High quality education also attracts top-quality labor to a country. I like to posit that teaching at Stanford is like teaching at the United Nations — men and women from all over the world fill our classrooms. This is a distinct competitive advantage for a country.
In the United States there are approximately 1.2 million international students enrolled in higher education, who contribute ~$43 billion in annual economic value and support 356,000 jobs. While the United Kingdom and Canada come close to the United States in the number of international students (1 million and 750,000 respectively), the economic value to those countries is lower than in the United States. Recent efforts to restrict foreign student enrollment in those countries has been tied to an attempt to increase housing affordability for local citizens. This, of course, brings a tradeoff in the number of companies being started in those countries, and the number of jobs that are supported in each country by international students.
By some reports, nearly 66% of Silicon Valley tech workers are foreign-born. This has been a huge benefit for the United States.
The CEOs of Alphabet, Microsoft, Nvidia, Adobe, Tesla and SpaceX, AMD, Uber and Palo Alto Networks are all led by foreign-born leaders.
Key Takeaways
What does all of this mean for today’s business and political leaders?
A culture of creativity requires embracing and implementing an entrepreneurial outlook and policies that enable quick responses to changing times. The ability to easily create incentives for employees via stock ownership, and laws that make innovation both possible and attractive are critical for encouraging risk taking.

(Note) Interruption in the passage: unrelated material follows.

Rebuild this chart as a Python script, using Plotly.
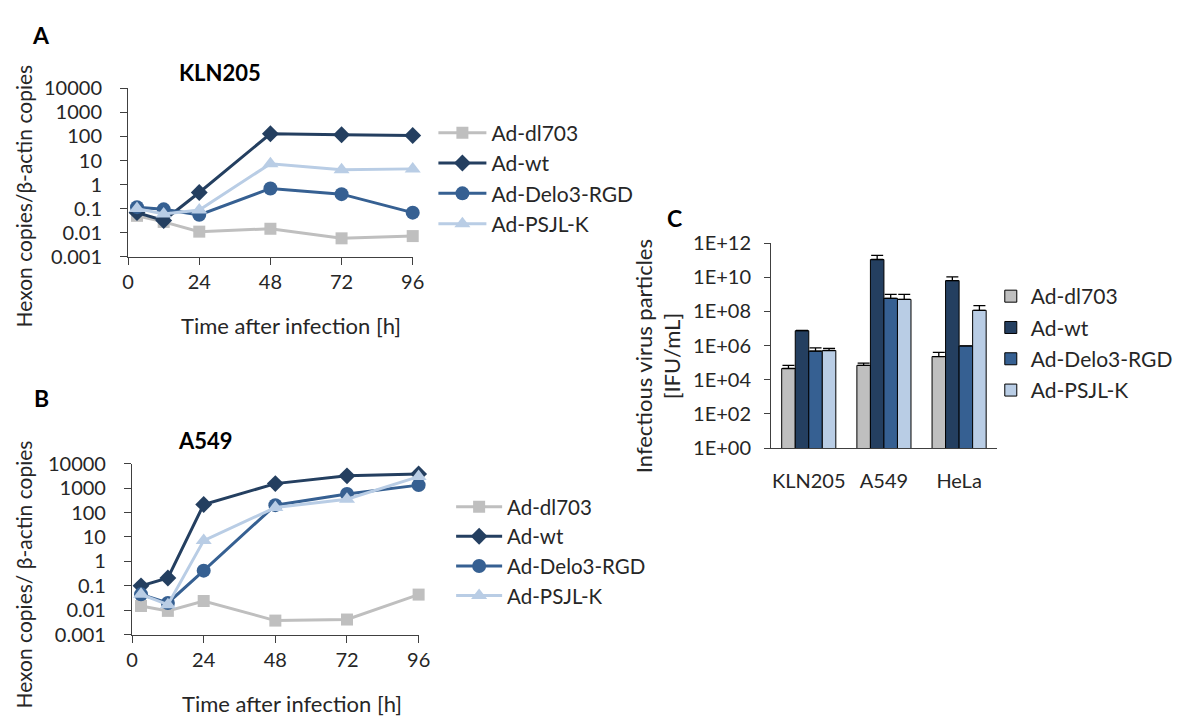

How a country embraces entrepreneurial systems and behaviors is a key component of competitiveness in today’s rapidly evolving world.
Size matters in today’s economy. The broad argument of limiting company size and wealth aggregation comes with tradeoffs. While leaders need to be aware of how concentration of wealth and power can lead to exploitation, vilification of size in and of itself ignores the basis of competitive advantage in today’s world of global technology and financial competition. A simplistic reductive argument of “big is bad” ignores the implications and consequences of policies that limit size. The reality is more nuanced, and the tradeoffs are real.
Vibrant and well-functioning education systems are a source of competitive advantage and cultures of creativity. If a country is going to remain competitive and at the forefront of a culture of creativity, an education system that graduates qualified and adaptable talent for the modern world and attracts top students from around the globe brings huge economic advantages for a nation. Underestimating the positive role that education brings to cultures of creativity is done at the expense of a country and its citizens.
The components of the New Stack are intertwined.